◆ Task requirements ◆
Drop every picture, then transcribe the remaining data exactly.

· · · · ·

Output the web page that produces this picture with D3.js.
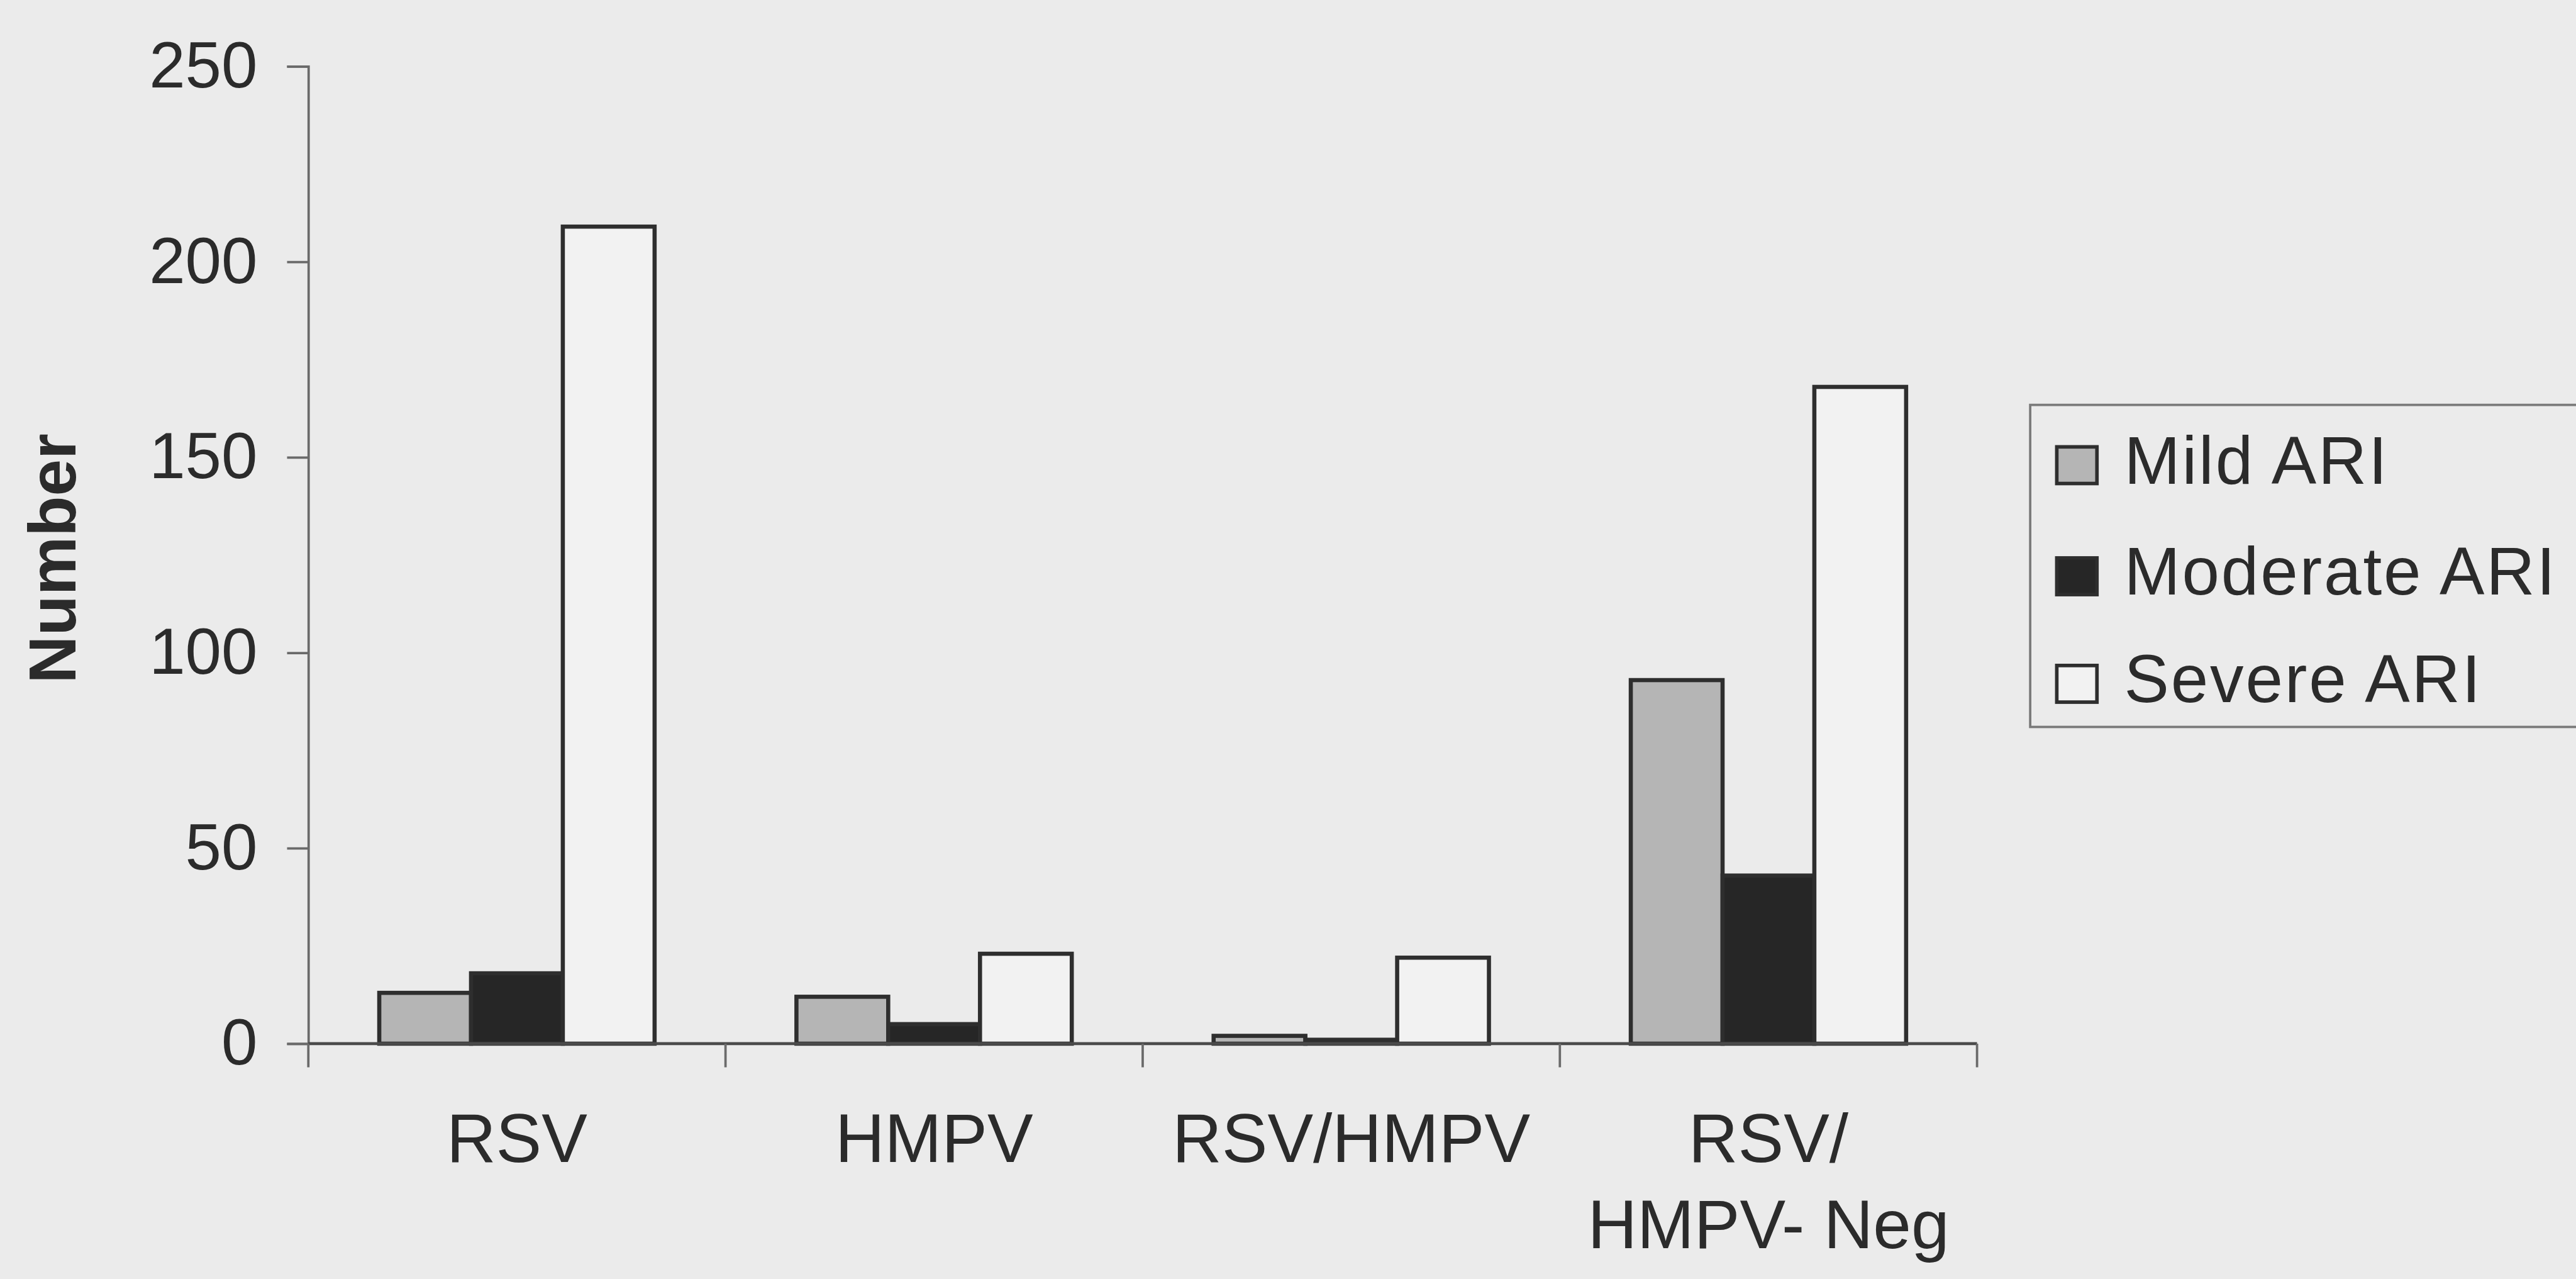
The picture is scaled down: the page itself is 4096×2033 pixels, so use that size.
<!DOCTYPE html>
<html>
<head>
<meta charset="utf-8">
<script src="https://cdn.jsdelivr.net/npm/d3@7"></script>
<style>
  html, body { margin: 0; padding: 0; background: #ebebeb; overflow: hidden; }
  svg { display: block; }
  text { font-family: "Liberation Sans", Arial, sans-serif; fill: #2b2b2b; }
</style>
</head>
<body>
<div id="chart"></div>
<script>
// values
const categories = [["RSV"], ["HMPV"], ["RSV/HMPV"], ["RSV/", "HMPV- Neg"]];
const seriesNames = ["Mild ARI", "Moderate ARI", "Severe ARI"];
const mild = [13, 12, 2, 93];
const moderate = [18, 5, 1, 43];
const severe = [209, 23, 22, 168];
const yTicks = [0, 50, 100, 150, 200, 250];

const fills = ["#b5b5b5", "#262626", "#f2f2f2"];

// drawn in the reference's own units, viewBox scales it to the window
const W = 4361, H = 2164;
const margin = { left: 522, right: 1014, top: 112, bottom: 398 };

const svg = d3.select("#chart")
    .append("svg")
    .attr("width", 4096)
    .attr("height", 2033)
    .attr("viewBox", `0 0 ${W} ${H}`);

svg.append("rect")
    .attr("width", W)
    .attr("height", H)
    .attr("fill", "#ebebeb");

const x0 = d3.scaleBand()
    .domain(d3.range(categories.length))
    .range([margin.left, W - margin.right])
    .padding(0);

const bw = x0.bandwidth();
const gap = bw * 0.34;

const x1 = d3.scaleBand()
    .domain(seriesNames)
    .range([gap / 2, bw - gap / 2])
    .padding(0);

const y = d3.scaleLinear()
    .domain([0, 250])
    .range([H - margin.bottom, margin.top]);

const rows = categories.map((c, i) => [mild[i], moderate[i], severe[i]]);

// bars
const groups = svg.selectAll(".group")
    .data(rows)
    .enter()
    .append("g")
    .attr("class", "group")
    .attr("transform", (d, i) => `translate(${x0(i)},0)`);

groups.selectAll("rect")
    .data(d => d.map((v, j) => ({ v, j })))
    .enter()
    .append("rect")
    .attr("x", d => x1(seriesNames[d.j]))
    .attr("y", d => y(d.v))
    .attr("width", x1.bandwidth())
    .attr("height", d => y(0) - y(d.v))
    .attr("fill", d => fills[d.j])
    .attr("stroke", "#2e2e2e")
    .attr("stroke-width", 7);

// y axis
const yAxis = svg.append("g")
    .attr("transform", `translate(${margin.left},0)`)
    .call(d3.axisLeft(y).tickValues(yTicks).tickSize(36).tickPadding(50));

yAxis.select(".domain").attr("stroke", "#6a6a6a").attr("stroke-width", 4);
yAxis.selectAll(".tick line").attr("stroke", "#6a6a6a").attr("stroke-width", 4);
yAxis.selectAll(".tick text")
    .attr("font-size", 110)
    .attr("fill", "#2b2b2b")
    .style("font-family", "'Liberation Sans', Arial, sans-serif");

// x axis
const xAxis = svg.append("g")
    .attr("transform", `translate(0,${y(0)})`);

xAxis.append("line")
    .attr("x1", margin.left)
    .attr("x2", W - margin.right)
    .attr("stroke", "#4a4a4a")
    .attr("stroke-width", 5);

xAxis.selectAll(".xtick")
    .data(d3.range(categories.length + 1))
    .enter()
    .append("line")
    .attr("class", "xtick")
    .attr("x1", i => margin.left + i * bw)
    .attr("x2", i => margin.left + i * bw)
    .attr("y1", 0)
    .attr("y2", 40)
    .attr("stroke", "#6a6a6a")
    .attr("stroke-width", 4);

const labels = xAxis.selectAll(".xlabel")
    .data(categories)
    .enter()
    .append("text")
    .attr("class", "xlabel")
    .attr("text-anchor", "middle")
    .attr("font-size", 116)
    .attr("transform", (d, i) => `translate(${x0(i) + bw / 2},200)`);

labels.selectAll("tspan")
    .data(d => d)
    .enter()
    .append("tspan")
    .attr("x", 0)
    .attr("dy", (d, k) => k === 0 ? 0 : 146)
    .text(d => d);

// y title
svg.append("text")
    .attr("transform", "translate(128,945) rotate(-90)")
    .attr("text-anchor", "middle")
    .attr("font-size", 112)
    .attr("font-weight", "bold")
    .text("Number");

// legend
const legend = svg.append("g")
    .attr("transform", "translate(3437,685)");

legend.append("rect")
    .attr("width", 1000)
    .attr("height", 545)
    .attr("fill", "#ebebeb")
    .attr("stroke", "#7a7a7a")
    .attr("stroke-width", 4);

const item = legend.selectAll(".legend-item")
    .data(seriesNames)
    .enter()
    .append("g")
    .attr("class", "legend-item")
    .attr("transform", (d, i) => `translate(0,${[133, 321, 503][i]})`);

item.append("rect")
    .attr("x", 45)
    .attr("y", -62)
    .attr("width", 68)
    .attr("height", 62)
    .attr("fill", (d, i) => fills[i])
    .attr("stroke", "#2e2e2e")
    .attr("stroke-width", 6);

item.append("text")
    .attr("x", 159)
    .attr("y", 0)
    .attr("font-size", 114)
    .attr("letter-spacing", 3)
    .text(d => d);
</script>
</body>
</html>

· · · · ·

◆ Worked solution ◆
Output the web page that produces this picture with D3.js.
The picture is scaled down: the page itself is 4096×2033 pixels, so use that size.
<!DOCTYPE html>
<html>
<head>
<meta charset="utf-8">
<script src="https://cdn.jsdelivr.net/npm/d3@7"></script>
<style>
  html, body { margin: 0; padding: 0; background: #ebebeb; overflow: hidden; }
  svg { display: block; }
  text { font-family: "Liberation Sans", Arial, sans-serif; fill: #2b2b2b; }
</style>
</head>
<body>
<div id="chart"></div>
<script>
// values
const categories = [["RSV"], ["HMPV"], ["RSV/HMPV"], ["RSV/", "HMPV- Neg"]];
const seriesNames = ["Mild ARI", "Moderate ARI", "Severe ARI"];
const mild = [13, 12, 2, 93];
const moderate = [18, 5, 1, 43];
const severe = [209, 23, 22, 168];
const yTicks = [0, 50, 100, 150, 200, 250];

const fills = ["#b5b5b5", "#262626", "#f2f2f2"];

// drawn in the reference's own units, viewBox scales it to the window
const W = 4361, H = 2164;
const margin = { left: 522, right: 1014, top: 112, bottom: 398 };

const svg = d3.select("#chart")
    .append("svg")
    .attr("width", 4096)
    .attr("height", 2033)
    .attr("viewBox", `0 0 ${W} ${H}`);

svg.append("rect")
    .attr("width", W)
    .attr("height", H)
    .attr("fill", "#ebebeb");

const x0 = d3.scaleBand()
    .domain(d3.range(categories.length))
    .range([margin.left, W - margin.right])
    .padding(0);

const bw = x0.bandwidth();
const gap = bw * 0.34;

const x1 = d3.scaleBand()
    .domain(seriesNames)
    .range([gap / 2, bw - gap / 2])
    .padding(0);

const y = d3.scaleLinear()
    .domain([0, 250])
    .range([H - margin.bottom, margin.top]);

const rows = categories.map((c, i) => [mild[i], moderate[i], severe[i]]);

// bars
const groups = svg.selectAll(".group")
    .data(rows)
    .enter()
    .append("g")
    .attr("class", "group")
    .attr("transform", (d, i) => `translate(${x0(i)},0)`);

groups.selectAll("rect")
    .data(d => d.map((v, j) => ({ v, j })))
    .enter()
    .append("rect")
    .attr("x", d => x1(seriesNames[d.j]))
    .attr("y", d => y(d.v))
    .attr("width", x1.bandwidth())
    .attr("height", d => y(0) - y(d.v))
    .attr("fill", d => fills[d.j])
    .attr("stroke", "#2e2e2e")
    .attr("stroke-width", 7);

// y axis
const yAxis = svg.append("g")
    .attr("transform", `translate(${margin.left},0)`)
    .call(d3.axisLeft(y).tickValues(yTicks).tickSize(36).tickPadding(50));

yAxis.select(".domain").attr("stroke", "#6a6a6a").attr("stroke-width", 4);
yAxis.selectAll(".tick line").attr("stroke", "#6a6a6a").attr("stroke-width", 4);
yAxis.selectAll(".tick text")
    .attr("font-size", 110)
    .attr("fill", "#2b2b2b")
    .style("font-family", "'Liberation Sans', Arial, sans-serif");

// x axis
const xAxis = svg.append("g")
    .attr("transform", `translate(0,${y(0)})`);

xAxis.append("line")
    .attr("x1", margin.left)
    .attr("x2", W - margin.right)
    .attr("stroke", "#4a4a4a")
    .attr("stroke-width", 5);

xAxis.selectAll(".xtick")
    .data(d3.range(categories.length + 1))
    .enter()
    .append("line")
    .attr("class", "xtick")
    .attr("x1", i => margin.left + i * bw)
    .attr("x2", i => margin.left + i * bw)
    .attr("y1", 0)
    .attr("y2", 40)
    .attr("stroke", "#6a6a6a")
    .attr("stroke-width", 4);

const labels = xAxis.selectAll(".xlabel")
    .data(categories)
    .enter()
    .append("text")
    .attr("class", "xlabel")
    .attr("text-anchor", "middle")
    .attr("font-size", 116)
    .attr("transform", (d, i) => `translate(${x0(i) + bw / 2},200)`);

labels.selectAll("tspan")
    .data(d => d)
    .enter()
    .append("tspan")
    .attr("x", 0)
    .attr("dy", (d, k) => k === 0 ? 0 : 146)
    .text(d => d);

// y title
svg.append("text")
    .attr("transform", "translate(128,945) rotate(-90)")
    .attr("text-anchor", "middle")
    .attr("font-size", 112)
    .attr("font-weight", "bold")
    .text("Number");

// legend
const legend = svg.append("g")
    .attr("transform", "translate(3437,685)");

legend.append("rect")
    .attr("width", 1000)
    .attr("height", 545)
    .attr("fill", "#ebebeb")
    .attr("stroke", "#7a7a7a")
    .attr("stroke-width", 4);

const item = legend.selectAll(".legend-item")
    .data(seriesNames)
    .enter()
    .append("g")
    .attr("class", "legend-item")
    .attr("transform", (d, i) => `translate(0,${[133, 321, 503][i]})`);

item.append("rect")
    .attr("x", 45)
    .attr("y", -62)
    .attr("width", 68)
    .attr("height", 62)
    .attr("fill", (d, i) => fills[i])
    .attr("stroke", "#2e2e2e")
    .attr("stroke-width", 6);

item.append("text")
    .attr("x", 159)
    .attr("y", 0)
    .attr("font-size", 114)
    .attr("letter-spacing", 3)
    .text(d => d);
</script>
</body>
</html>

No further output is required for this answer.